--- START Data provided ---

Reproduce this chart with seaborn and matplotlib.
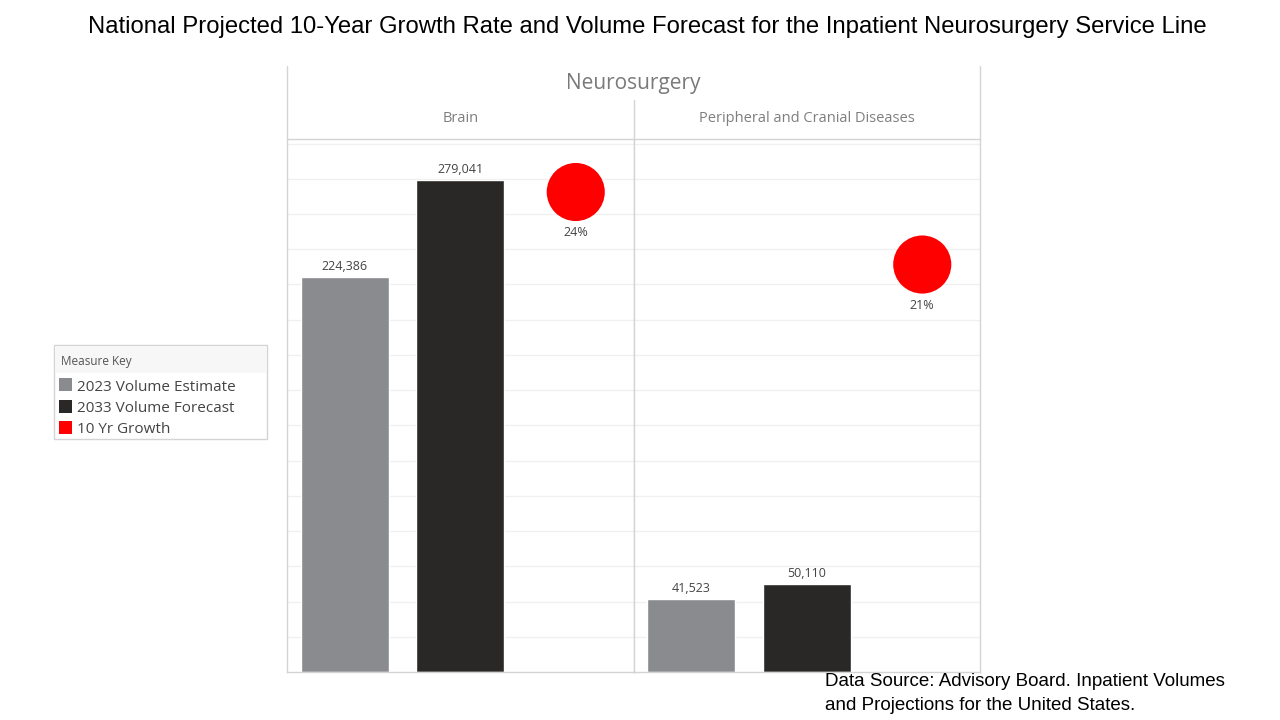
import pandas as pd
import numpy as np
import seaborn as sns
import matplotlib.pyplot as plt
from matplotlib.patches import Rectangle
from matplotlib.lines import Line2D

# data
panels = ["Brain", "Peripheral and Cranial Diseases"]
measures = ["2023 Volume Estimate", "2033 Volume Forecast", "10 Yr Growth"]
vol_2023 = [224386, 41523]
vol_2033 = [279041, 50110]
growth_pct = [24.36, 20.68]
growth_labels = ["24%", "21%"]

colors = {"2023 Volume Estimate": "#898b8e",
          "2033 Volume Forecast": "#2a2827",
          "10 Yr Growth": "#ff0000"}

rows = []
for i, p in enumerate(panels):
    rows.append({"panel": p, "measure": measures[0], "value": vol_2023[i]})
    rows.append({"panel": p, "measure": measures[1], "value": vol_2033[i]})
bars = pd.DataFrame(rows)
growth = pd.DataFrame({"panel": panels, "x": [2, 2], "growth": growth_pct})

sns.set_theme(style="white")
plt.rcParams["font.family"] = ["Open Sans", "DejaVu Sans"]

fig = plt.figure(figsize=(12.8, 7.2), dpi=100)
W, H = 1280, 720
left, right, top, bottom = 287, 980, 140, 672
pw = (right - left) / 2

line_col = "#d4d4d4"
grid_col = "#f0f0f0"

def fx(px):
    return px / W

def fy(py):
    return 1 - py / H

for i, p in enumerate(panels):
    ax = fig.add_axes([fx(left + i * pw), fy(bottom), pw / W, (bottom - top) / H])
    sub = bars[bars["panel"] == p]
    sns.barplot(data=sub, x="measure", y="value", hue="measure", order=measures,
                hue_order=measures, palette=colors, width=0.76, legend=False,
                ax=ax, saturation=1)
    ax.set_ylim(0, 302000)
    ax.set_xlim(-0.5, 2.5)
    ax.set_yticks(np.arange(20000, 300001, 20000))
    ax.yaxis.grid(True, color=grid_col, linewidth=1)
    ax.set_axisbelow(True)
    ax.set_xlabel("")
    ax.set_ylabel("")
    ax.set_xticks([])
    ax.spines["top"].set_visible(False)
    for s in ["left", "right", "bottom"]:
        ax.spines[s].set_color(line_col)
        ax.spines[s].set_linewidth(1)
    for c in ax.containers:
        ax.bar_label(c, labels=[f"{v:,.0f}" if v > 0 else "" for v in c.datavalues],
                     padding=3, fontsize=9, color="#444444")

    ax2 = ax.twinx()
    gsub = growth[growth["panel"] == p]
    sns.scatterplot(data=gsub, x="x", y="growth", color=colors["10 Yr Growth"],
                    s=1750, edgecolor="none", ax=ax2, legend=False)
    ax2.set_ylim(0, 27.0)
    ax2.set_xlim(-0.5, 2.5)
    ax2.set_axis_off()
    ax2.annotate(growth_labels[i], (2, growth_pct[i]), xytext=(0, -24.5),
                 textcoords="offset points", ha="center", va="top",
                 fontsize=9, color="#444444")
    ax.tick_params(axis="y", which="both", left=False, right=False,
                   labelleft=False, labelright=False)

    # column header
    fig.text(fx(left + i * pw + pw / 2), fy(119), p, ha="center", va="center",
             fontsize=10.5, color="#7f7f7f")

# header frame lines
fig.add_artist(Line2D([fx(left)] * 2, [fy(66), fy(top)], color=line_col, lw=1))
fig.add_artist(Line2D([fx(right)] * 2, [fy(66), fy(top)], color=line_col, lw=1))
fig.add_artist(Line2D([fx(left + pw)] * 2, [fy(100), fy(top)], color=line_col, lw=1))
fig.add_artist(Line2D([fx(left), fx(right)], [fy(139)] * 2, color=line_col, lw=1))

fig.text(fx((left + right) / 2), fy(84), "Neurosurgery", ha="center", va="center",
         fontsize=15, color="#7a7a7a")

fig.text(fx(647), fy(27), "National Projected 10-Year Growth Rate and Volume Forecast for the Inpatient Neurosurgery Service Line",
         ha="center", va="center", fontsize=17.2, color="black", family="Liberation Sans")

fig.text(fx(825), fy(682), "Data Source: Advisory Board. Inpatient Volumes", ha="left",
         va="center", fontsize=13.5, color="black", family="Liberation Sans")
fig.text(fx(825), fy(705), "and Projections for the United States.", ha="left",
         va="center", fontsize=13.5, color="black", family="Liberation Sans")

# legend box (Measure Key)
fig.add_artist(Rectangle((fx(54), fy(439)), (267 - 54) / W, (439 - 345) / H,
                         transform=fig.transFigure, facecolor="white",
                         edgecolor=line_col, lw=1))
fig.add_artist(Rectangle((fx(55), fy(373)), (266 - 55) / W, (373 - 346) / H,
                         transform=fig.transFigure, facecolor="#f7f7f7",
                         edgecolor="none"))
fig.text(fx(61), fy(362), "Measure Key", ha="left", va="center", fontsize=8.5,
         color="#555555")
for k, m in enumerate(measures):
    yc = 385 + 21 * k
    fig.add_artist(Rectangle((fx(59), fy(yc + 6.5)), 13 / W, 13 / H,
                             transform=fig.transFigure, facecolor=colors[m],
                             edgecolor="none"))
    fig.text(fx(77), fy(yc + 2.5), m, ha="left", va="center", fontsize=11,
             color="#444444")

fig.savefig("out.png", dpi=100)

--- END Data provided ---

§ **Job**
Return the listing above unchanged, apart from dropping its pictures.

§ **Solution for this exercise**
Reproduce this chart with seaborn and matplotlib.
import pandas as pd
import numpy as np
import seaborn as sns
import matplotlib.pyplot as plt
from matplotlib.patches import Rectangle
from matplotlib.lines import Line2D

# data
panels = ["Brain", "Peripheral and Cranial Diseases"]
measures = ["2023 Volume Estimate", "2033 Volume Forecast", "10 Yr Growth"]
vol_2023 = [224386, 41523]
vol_2033 = [279041, 50110]
growth_pct = [24.36, 20.68]
growth_labels = ["24%", "21%"]

colors = {"2023 Volume Estimate": "#898b8e",
          "2033 Volume Forecast": "#2a2827",
          "10 Yr Growth": "#ff0000"}

rows = []
for i, p in enumerate(panels):
    rows.append({"panel": p, "measure": measures[0], "value": vol_2023[i]})
    rows.append({"panel": p, "measure": measures[1], "value": vol_2033[i]})
bars = pd.DataFrame(rows)
growth = pd.DataFrame({"panel": panels, "x": [2, 2], "growth": growth_pct})

sns.set_theme(style="white")
plt.rcParams["font.family"] = ["Open Sans", "DejaVu Sans"]

fig = plt.figure(figsize=(12.8, 7.2), dpi=100)
W, H = 1280, 720
left, right, top, bottom = 287, 980, 140, 672
pw = (right - left) / 2

line_col = "#d4d4d4"
grid_col = "#f0f0f0"

def fx(px):
    return px / W

def fy(py):
    return 1 - py / H

for i, p in enumerate(panels):
    ax = fig.add_axes([fx(left + i * pw), fy(bottom), pw / W, (bottom - top) / H])
    sub = bars[bars["panel"] == p]
    sns.barplot(data=sub, x="measure", y="value", hue="measure", order=measures,
                hue_order=measures, palette=colors, width=0.76, legend=False,
                ax=ax, saturation=1)
    ax.set_ylim(0, 302000)
    ax.set_xlim(-0.5, 2.5)
    ax.set_yticks(np.arange(20000, 300001, 20000))
    ax.yaxis.grid(True, color=grid_col, linewidth=1)
    ax.set_axisbelow(True)
    ax.set_xlabel("")
    ax.set_ylabel("")
    ax.set_xticks([])
    ax.spines["top"].set_visible(False)
    for s in ["left", "right", "bottom"]:
        ax.spines[s].set_color(line_col)
        ax.spines[s].set_linewidth(1)
    for c in ax.containers:
        ax.bar_label(c, labels=[f"{v:,.0f}" if v > 0 else "" for v in c.datavalues],
                     padding=3, fontsize=9, color="#444444")

    ax2 = ax.twinx()
    gsub = growth[growth["panel"] == p]
    sns.scatterplot(data=gsub, x="x", y="growth", color=colors["10 Yr Growth"],
                    s=1750, edgecolor="none", ax=ax2, legend=False)
    ax2.set_ylim(0, 27.0)
    ax2.set_xlim(-0.5, 2.5)
    ax2.set_axis_off()
    ax2.annotate(growth_labels[i], (2, growth_pct[i]), xytext=(0, -24.5),
                 textcoords="offset points", ha="center", va="top",
                 fontsize=9, color="#444444")
    ax.tick_params(axis="y", which="both", left=False, right=False,
                   labelleft=False, labelright=False)

    # column header
    fig.text(fx(left + i * pw + pw / 2), fy(119), p, ha="center", va="center",
             fontsize=10.5, color="#7f7f7f")

# header frame lines
fig.add_artist(Line2D([fx(left)] * 2, [fy(66), fy(top)], color=line_col, lw=1))
fig.add_artist(Line2D([fx(right)] * 2, [fy(66), fy(top)], color=line_col, lw=1))
fig.add_artist(Line2D([fx(left + pw)] * 2, [fy(100), fy(top)], color=line_col, lw=1))
fig.add_artist(Line2D([fx(left), fx(right)], [fy(139)] * 2, color=line_col, lw=1))

fig.text(fx((left + right) / 2), fy(84), "Neurosurgery", ha="center", va="center",
         fontsize=15, color="#7a7a7a")

fig.text(fx(647), fy(27), "National Projected 10-Year Growth Rate and Volume Forecast for the Inpatient Neurosurgery Service Line",
         ha="center", va="center", fontsize=17.2, color="black", family="Liberation Sans")

fig.text(fx(825), fy(682), "Data Source: Advisory Board. Inpatient Volumes", ha="left",
         va="center", fontsize=13.5, color="black", family="Liberation Sans")
fig.text(fx(825), fy(705), "and Projections for the United States.", ha="left",
         va="center", fontsize=13.5, color="black", family="Liberation Sans")

# legend box (Measure Key)
fig.add_artist(Rectangle((fx(54), fy(439)), (267 - 54) / W, (439 - 345) / H,
                         transform=fig.transFigure, facecolor="white",
                         edgecolor=line_col, lw=1))
fig.add_artist(Rectangle((fx(55), fy(373)), (266 - 55) / W, (373 - 346) / H,
                         transform=fig.transFigure, facecolor="#f7f7f7",
                         edgecolor="none"))
fig.text(fx(61), fy(362), "Measure Key", ha="left", va="center", fontsize=8.5,
         color="#555555")
for k, m in enumerate(measures):
    yc = 385 + 21 * k
    fig.add_artist(Rectangle((fx(59), fy(yc + 6.5)), 13 / W, 13 / H,
                             transform=fig.transFigure, facecolor=colors[m],
                             edgecolor="none"))
    fig.text(fx(77), fy(yc + 2.5), m, ha="left", va="center", fontsize=11,
             color="#444444")

fig.savefig("out.png", dpi=100)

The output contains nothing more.